It's Like When Your Underwear Starts Slipping Down

I went to the lake to do a few things my sailboat on Sunday. I managed to finish the few jobs that I had and although there wasn't much wind I headed out for a sail before heading home.

There was just enough wind to get me moving but that was better than not going out at all. As I sailed the wind started picking up and up. The next thing I know I'm sailing a pretty steady 4 knots or so, peaking over 5 a few times. I sailed down the lake a few miles then turned around to beat it back home. I had the lake to myself other than a couple of fishing boats. The wind was holding steady and I was having a great time.

As I looked ahead I saw that something was wrong with my headsail. It was starting to bag. Badly. I realized the the halyard on the CDI furler must have loosened. No one to blame but me. I don't know what knot I tied but it wasn't good enough. I really have to practice my knot tying!

I was still making pretty good time so I was reluctant to heave to to see what the problem was. I didn't have that much further to the marina. It's like when your underwear starts slipping when you're walking down a busy street. You can't just stop to reach in your pants to pull it up. But by the time it's completely past your arse and is piling up in the crotch of you pants you start to wish that you had stopped to take care of this problem. Not that this has ever happened to me!

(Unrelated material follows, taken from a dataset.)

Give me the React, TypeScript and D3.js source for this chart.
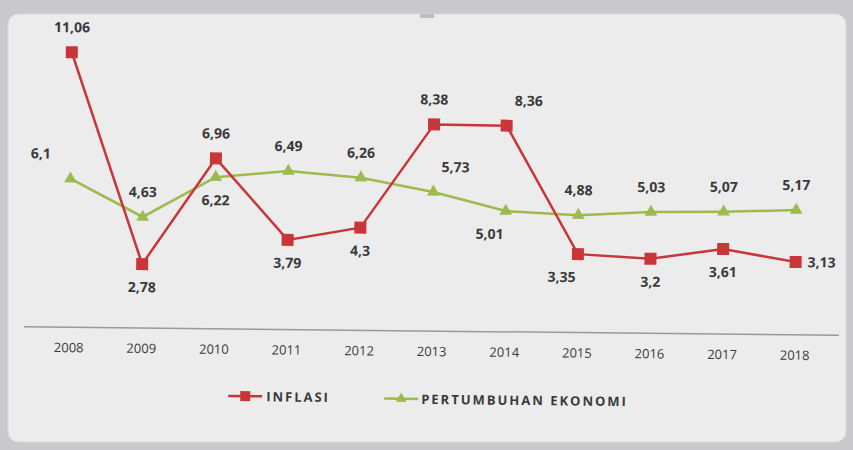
import React from "react";
import * as d3 from "d3";

const years = ["2008","2009","2010","2011","2012","2013","2014","2015","2016","2017","2018"];
const inflasi = [11.06, 2.78, 6.96, 3.79, 4.3, 8.38, 8.36, 3.35, 3.2, 3.61, 3.13];
const pertumbuhan = [6.1, 4.63, 6.22, 6.49, 6.26, 5.73, 5.01, 4.88, 5.03, 5.07, 5.17];
const inflasiLabelPos = ["top","bottom","top","bottom","bottom","top","topright","bottomleft","bottom","bottom","right"];
const pertumbuhanLabelPos = ["topleft","top","bottom","top","top","topright","bottomleft","top","top","top","top"];

const W = 853, H = 450;
const RED = "#c9363a";
const GREEN = "#9dba4c";
const TXT = "#3a3a3a";

function offset(p: string): [number, number, string] {
  switch (p) {
    case "top": return [0, -20, "middle"];
    case "bottom": return [0, 28, "middle"];
    case "topright": return [22, -20, "middle"];
    case "topleft": return [-30, -20, "middle"];
    case "bottomleft": return [-16, 28, "middle"];
    case "right": return [12, 5, "start"];
    default: return [0, -20, "middle"];
  }
}

export default function App() {
  const x = d3.scalePoint<string>().domain(years).range([70, 796]);
  const y = d3.scaleLinear().domain([0, 12]).range([338, 32]);
  const lineI = d3.line<number>().x((_, i) => x(years[i])!).y(d => y(d));
  const lineG = d3.line<number>().x((_, i) => x(years[i])!).y(d => y(d));
  const fmt = (v: number) => String(v).replace(".", ",");
  const font = "'Open Sans', 'DejaVu Sans', sans-serif";

  return (
    <div style={{ position: "absolute", left: 0, top: 0 }}>
      <svg width={W} height={H} style={{ display: "block" }}>
        <rect x={0} y={0} width={W} height={H} fill="#c9c9cc" />
        <rect x={8} y={14} width={838} height={428} rx={10} fill="#ececec" stroke="#d8d8d8" />
        <rect x={420} y={14} width={14} height={4} fill="#bdbdbd" />
        <g transform="rotate(0.6, 426, 225)">
          <line x1={25} x2={840} y1={331} y2={331} stroke="#9a9a9a" strokeWidth={1.5} />
          {years.map(yr => (
            <text key={yr} x={x(yr)} y={356} textAnchor="middle" fontFamily={font} fontSize={13} fill={TXT}>{yr}</text>
          ))}
          <path d={lineG(pertumbuhan)!} fill="none" stroke={GREEN} strokeWidth={2.5} />
          <path d={lineI(inflasi)!} fill="none" stroke={RED} strokeWidth={2.5} />
          {pertumbuhan.map((v, i) => {
            const cx = x(years[i])!, cy = y(v);
            return <path key={"g" + i} d={d3.symbol(d3.symbolTriangle, 70)()!} transform={`translate(${cx},${cy})`} fill={GREEN} />;
          })}
          {inflasi.map((v, i) => (
            <rect key={"r" + i} x={x(years[i])! - 6} y={y(v) - 6} width={12} height={12} fill={RED} />
          ))}
          {inflasi.map((v, i) => {
            const [dx, dy, a] = offset(inflasiLabelPos[i]);
            return <text key={"li" + i} x={x(years[i])! + dx} y={y(v) + dy} textAnchor={a} fontFamily={font} fontSize={14} fontWeight={700} fill={TXT}>{fmt(v)}</text>;
          })}
          {pertumbuhan.map((v, i) => {
            const [dx, dy, a] = offset(pertumbuhanLabelPos[i]);
            return <text key={"lg" + i} x={x(years[i])! + dx} y={y(v) + dy} textAnchor={a} fontFamily={font} fontSize={14} fontWeight={700} fill={TXT}>{fmt(v)}</text>;
          })}
          <g>
            <line x1={230} x2={264} y1={398} y2={398} stroke={RED} strokeWidth={2.5} />
            <rect x={242} y={393} width={10} height={10} fill={RED} />
            <text x={268} y={403} fontFamily={font} fontSize={13} fontWeight={700} letterSpacing={2} fill={TXT}>INFLASI</text>
            <line x1={386} x2={420} y1={399} y2={399} stroke={GREEN} strokeWidth={2.5} />
            <path d={d3.symbol(d3.symbolTriangle, 50)()!} transform="translate(403,399)" fill={GREEN} />
            <text x={423} y={404} fontFamily={font} fontSize={13} fontWeight={700} letterSpacing={2} fill={TXT}>PERTUMBUHAN EKONOMI</text>
          </g>
        </g>
      </svg>
    </div>
  );
}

I finally gave up, furled up my headsail, and tried to sail home with my main only. I wasn't making much headway so I dropped that too and motored back to the marina.

It was there, much to my dismay, that I discovered that the halyard had come undone at the top! Crap! I went to the Yacht Club garage to get my "The Thrifty Sailor Halyard Retriever" that I had donated for anyone to use.  It is an extendable pole for raking snow off your roof with an old wire style potato masher attached to the end. It works well with regular halyards but the CDI internal halyard is much smaller and would not catch. I tried electrical tape wound around it sticky side out, standing on my tippy toes, I even had my tongue out but nothing worked. I packed up for the night deciding to come back the next day with help to lay down my mast.

I headed out the next day with my friend Buzz to help me. Before we went I had talked to an old fisherman "Wise Old Walter". He told me to try taping a fish hook to the end of my retriever. In these parts it's hard to beat a red & white so that's what we went with.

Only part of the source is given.